Il risultato elettorale dell’Elba, ha dato delle percentuali da capogiro. La destra sull’isola non è mai stata così forte: il 70% è roba bulgara, non da Toscana governata da sempre dalla sinistra. Credo comunque che gli elettori di destra non siano di colpo diventati tutti dei nostalgici del fascismo o sovranisti o tutti razzisti alla maniera di Salvini. No. La destra ha saputo utilizzare meglio le nuove leve di consenso (social ecc.) e sfruttare in maniera spregiudicata le insofferenze (a volte giustificate) di tanta gente. Però questi numeri debbono far riflettere non solo il PD che rappresenta oramai l’anima di centro sinistra dello schieramento progressista; ma devono riflettere anche coloro che rincorrono ancora il sogno di un grande partito della sinistra dura e pura, simile al mai dimenticato PCI.
La riflessione non può che partire dal PD, il cui progetto iniziale avrebbe dovuto rappresentare tutto l’arco di forze politiche di centro sinistra, ma che alla fine ha solo rappresentato, malamente e in forma decadente, la brutta copia dell’interclassismo di stampo democristiano, incapace di prendere decisioni chiare e nette scontentando conseguentemente tutti. La crisi di identità in cui si è incartato, ha rappresentato la fine di un’epoca, la fine delle sezioni di partito, intese come centro di dibattito e veri motori del consenso elettorale, producendo gruppi dirigenti autoreferenziali, incapaci di promuovere un dibattito politico degno di questo nome. Da comune cittadino, ho avuto l’impressione che problemi rilevanti come la sicurezza dei cittadini, l’aumento dei migranti, l’insufficienza dei servizi sociali, la sanità, l’ambiente, siano stati lasciati in amano alle destre. Qualche convegno e fine. Questa è una politica distante dalle esigenze dei cittadini, non li coinvolge; è una politica da predica, con verità assolute da elargire ai pochi stanchi attivisti over 60. Il PD, a livello nazionale e nelle sue ramificazioni periferiche, si è ubriacato, inoltre, di un vino risultato rancido: personalismi, rottamazioni, contrapposizioni quasi da odio etnico, all’interno degli stessi attivisti di partito. Il “rosso” è stato quasi bandito. Il renzismo ha rappresentato il punto più alto della divisione dei gruppi dirigenti e dell’elettorato di sinistra. Renzi, dopo aver avvelenato i pozzi, se n’è scappato via lasciandosi dietro solo macerie, a sigillo di un progetto politico nato male oltre 10 anni fa. I dirigenti del PD hanno faticato parecchio a capirlo. Riuscirà Zingaretti a bonificare completamente i pozzi avvelenati e dare un senso nuovo alla politica del PD? Da elettore di sinistra me lo auguro fortemente.
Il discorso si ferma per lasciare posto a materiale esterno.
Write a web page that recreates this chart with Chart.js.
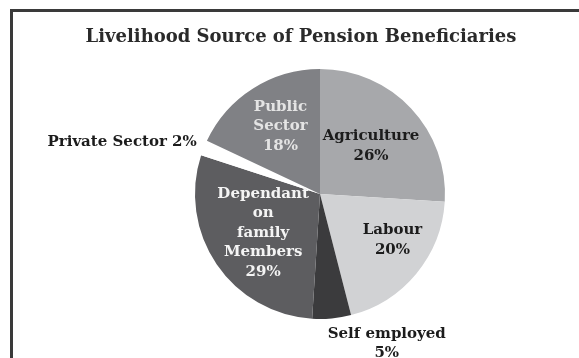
<!DOCTYPE html>
<html>
<head>
<meta charset="utf-8">
<script src="https://cdn.jsdelivr.net/npm/chart.js@4"></script>
<style>
  html, body { margin: 0; padding: 0; background: #fff; }
  #wrap { position: relative; width: 579px; height: 358px; overflow: hidden; }
  #frame {
    position: absolute; left: 10px; top: 9px; width: 600px; height: 400px;
    border-left: 3px solid #3a3a3a; border-top: 3px solid #3a3a3a;
  }
  #box { position: absolute; left: 0; top: 0; width: 579px; height: 358px; }
</style>
</head>
<body>
<div id="wrap">
  <div id="frame"></div>
  <div id="box"><canvas id="pie"></canvas></div>
</div>
<script>
let chartTitle = "Livelihood Source of Pension Beneficiaries";
let categories = ["Agriculture", "Labour", "Self employed", "Dependant on family Members", "Private Sector", "Public Sector"];
let shares = [26, 20, 5, 29, 2, 18];

// how each category name is broken onto lines
let nameLines = [
    ["Agriculture"],
    ["Labour"],
    ["Self employed"],
    ["Dependant", "on", "family", "Members"],
    ["Private Sector"],
    ["Public", "Sector"]
];

let sliceColors = ["#a7a8ab", "#d1d2d4", "#3b3b3d", "#5d5d60", "#ffffff", "#808185"];
let textColors = ["#1c1c1c", "#1c1c1c", "#1c1c1c", "#f4f4f4", "#1c1c1c", "#e4e4e4"];

// r: fraction of radius along the slice middle, dx/dy: nudge, inline: percent on same line
let spots = [
    {r: 0.56, dx: 0, dy: 0},
    {r: 0.69, dx: 6, dy: -9},
    {r: 1.0, dx: 55, dy: 25},
    {r: 0.55, dx: 0, dy: 0},
    {r: 1.0, dx: -7, dy: -6, align: "right", inline: true},
    {r: 0.62, dx: 2, dy: -2}
];

const SERIF = '"DejaVu Serif", "Liberation Serif", serif';

let sliceLabels = {
    id: "sliceLabels",
    afterDraw(chart) {
        let ctx = chart.ctx;
        let meta = chart.getDatasetMeta(0);
        ctx.save();

        // title
        ctx.font = "bold 18px " + SERIF;
        ctx.fillStyle = "#2a2a2a";
        ctx.textAlign = "center";
        ctx.textBaseline = "middle";
        ctx.fillText(chartTitle, 301, 37);

        ctx.font = "bold 15px " + SERIF;
        let lineH = 19.5;
        meta.data.forEach(function(arc, i) {
            let p = arc.getProps(["x", "y", "startAngle", "endAngle", "outerRadius"], true);
            let mid = (p.startAngle + p.endAngle) / 2;
            let s = spots[i];
            let x = p.x + Math.cos(mid) * p.outerRadius * s.r + s.dx;
            let y = p.y + Math.sin(mid) * p.outerRadius * s.r + s.dy;
            let lines;
            if (s.inline) {
                lines = [nameLines[i].join(" ") + " " + shares[i] + "%"];
            } else {
                lines = nameLines[i].concat([shares[i] + "%"]);
            }
            ctx.fillStyle = textColors[i];
            ctx.textAlign = s.align || "center";
            let top = y - (lines.length - 1) * lineH / 2;
            lines.forEach(function(t, k) {
                ctx.fillText(t, x, top + k * lineH);
            });
        });
        ctx.restore();
    }
};

let ctx = document.getElementById("pie").getContext("2d");
let chart = new Chart(ctx, {
    type: "pie",
    data: {
        labels: categories,
        datasets: [{
            data: shares,
            backgroundColor: sliceColors,
            borderWidth: 0
        }]
    },
    options: {
        responsive: true,
        maintainAspectRatio: false,
        animation: false,
        layout: {
            padding: {left: 195, right: 134, top: 69, bottom: 39}
        },
        plugins: {
            legend: {display: false},
            tooltip: {enabled: false},
            title: {display: false}
        }
    },
    plugins: [sliceLabels]
});
</script>
</body>
</html>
La seconda riflessione, ovviamente riguarda coloro (tra cui io) che ancora inseguono il sogno del grande partito della sinistra italiana. Da anni ormai si raccolgono percentuali insignificanti (1.5% - 2%, quando va bene 3,5%). Con questi numeri “il sol dell’avvenire” è destinato a rimanere bloccato nella notte. Non serve a nulla la testimonianza del tempo che fu o la proiezione di un cielo rosso che chissà se arriverà. Come si possono coniugare i valori fondanti del socialismo, i valori di uguaglianza e giustizia sociale all’interno di un’area politica plurale? Nel PCI convivevano uomini molto diversi come Ingrao, operaista e comunista, e uomini come Giorgio Napolitano e Giorgio Amendola, cosiddetti miglioristi; nel Labour del Regno Unito convivono anime troskiste e personaggi più moderati. Insomma, considerata la realtà che ci sta davanti, occorre giocare le proprie carte e confrontarsi con il maggiore partito che, bene o male, sta nello schieramento di sinistra, portando in dote orgogliosamente gli ideali mai sopiti della sinistra, per dare vita a qualcosa di nuovo e di plurale, come sostiene, l’inascoltato, Bersani. Non vedo altre alternative oggettivamente perseguibili.